CCNet

Editor: Benny Peiser

Faculty of Science, Liverpool John Moores University Tel:- +44 (0)151 231 4338  b.j.peiser@ljmu.ac.uk

 

 

               Economics, Climate Change and Governments

 

                              Royal Economic Society, Newsletter, April 2006

                              http://www.res.org.uk/society/newsletters.asp

 

 

Last year we published (Issues 128, 129 and 130) three pieces dealing with economic issues relating to climate change and the treatment of these issues by governments. In the note that follows David Henderson reports and comments on recent developments in this area.

 

Economic issues relating to climate change were highlighted in July last year by the publication of a report on ’The economics of climate change’ from the House of Lords Select Committee on Economic Affairs.  A notable feature of the report is that the Committee voiced concerns about the role and conduct of the Intergovernmental Panel on Climate Change (IPCC). The IPCC is the chosen instrument of governments in relation to all aspects of climate change, and its work is widely taken to be objective and authoritative. It is all the more striking that a group of eminent, experienced and responsible persons, drawn from a national legislative body and spanning the political spectrum, with the help of an internationally recognised expert adviser and after taking and weighing evidence, issued a considered and unanimous report in which the work and role of the Panel are put in question.[1] 

 

The British government’s official response to the Select Committee report took almost five months to appear.

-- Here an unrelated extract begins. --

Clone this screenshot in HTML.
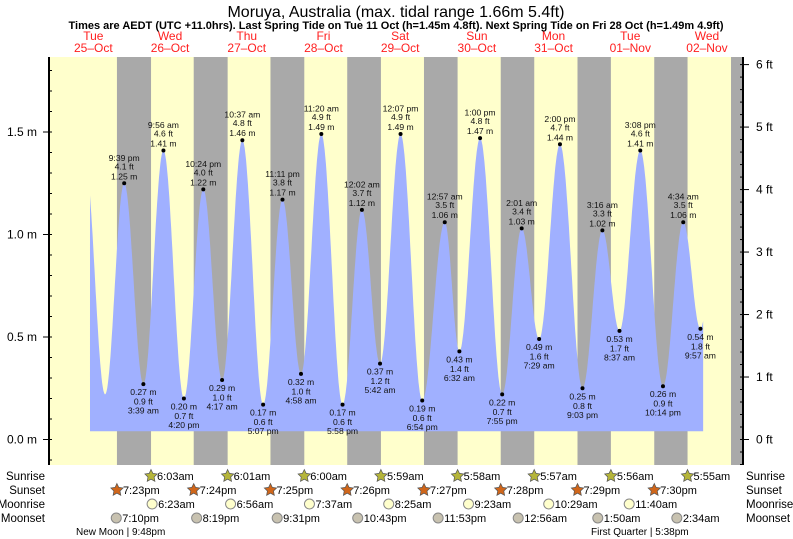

It is largely dismissive, and in particular it rejects in toto the line taken by the Committee on the IPCC. In my view this response does little credit to the responsible department. It serves as a further illustration of precisely those aspects of the IPCC process and milieu which prompted the Committee’s concerns.

 

Going beyond the response, the government has set up a full-scale official inquiry by the Cabinet Office and the Treasury into the economics of climate change, under the direction of Sir Nicholas Stern and due to be completed in the autumn of this year. The Stern Review’s website is now well stocked. Recent additions to it are (i) three documents issued as the first fruits of the Review process, including a major lecture by Sir Nicholas, and (ii) various comments that have been made on these.

 

In the latter category, nine of us have sent in a collective radical critique of the three Review documents. We conclude by saying that ‘If the Review exercise is to serve a useful purpose, its treatment of the issues has to be more inclusive, more informed, and less dominated and constrained by questionable or mistaken presumptions.’[2] Among their omissions – as distinct from mistakes which are also to be found – these documents make no reference to the debates of recent years on the IPCC’s treatment of economic issues, and do not mention the Select Committee report. 

 

Recent contributions to the debate have served to bring out a basic difference of opinion among economists. One school of thought, as represented in a statement of last December by 25 leading American economists including three Nobel prizewinners, as also in the Stern Review documents, holds that (to quote the latter) ‘the overwhelming weight of scientific opinion supports the view that climate change represents a real and growing threat’, so that ‘strong action has to be taken quite soon’ to limit greenhouse gas emissions.  On this view, the role, procedures and conclusions of the IPCC, as also of environment departments and agencies across the world, are implicitly treated as beyond serious question; ‘the science’ is seen as providing a firm basis for far-reaching programmes of action.

 

As against this, the view which I and others have come to hold is that governments are mishandling issues which remain subject to huge uncertainties. The IPCC process, to which they have assigned a virtual monopoly, is deeply and increasingly flawed, both in its treatment of economic aspects and more generally. Rather than pursuing as a matter of urgency ambitious targets for curbing emissions, governments should take steps, the sooner the better, to ensure that they are more fully and more objectively informed and advised in matters relating to climate change. This requires action on two fronts: first, to improve the IPCC process by making it more professionally watertight; and second, to bring to an end the IPCC’s monopoly status by providing for other sources of information and ideas.[3]

 

 

 

 



[1] The report, and the evidence submitted to the Committee have been issued in two volumes by The Stationery Office and are on the House of Lords website.  The Special Adviser to the Committee was Professor David Pearce, who sadly died soon after the report came out.

[2] The nine authors are Ian Byatt, Ian Castles, David Henderson, Nigel Lawson, Ross McKitrick, Julian Morris, Alan Peacock, Colin Robinson and Robert Skidelsky. Lord Lawson and Lord Skidelsky were signatories of the Select Committee report.

[3] Specific proposals for action on these lines are set out in a note that four of us (Byatt, Henderson, Peacock and Robinson) sent to the Stern Review in December, at the time when the Review was just getting under way. The text is posted on the Review website.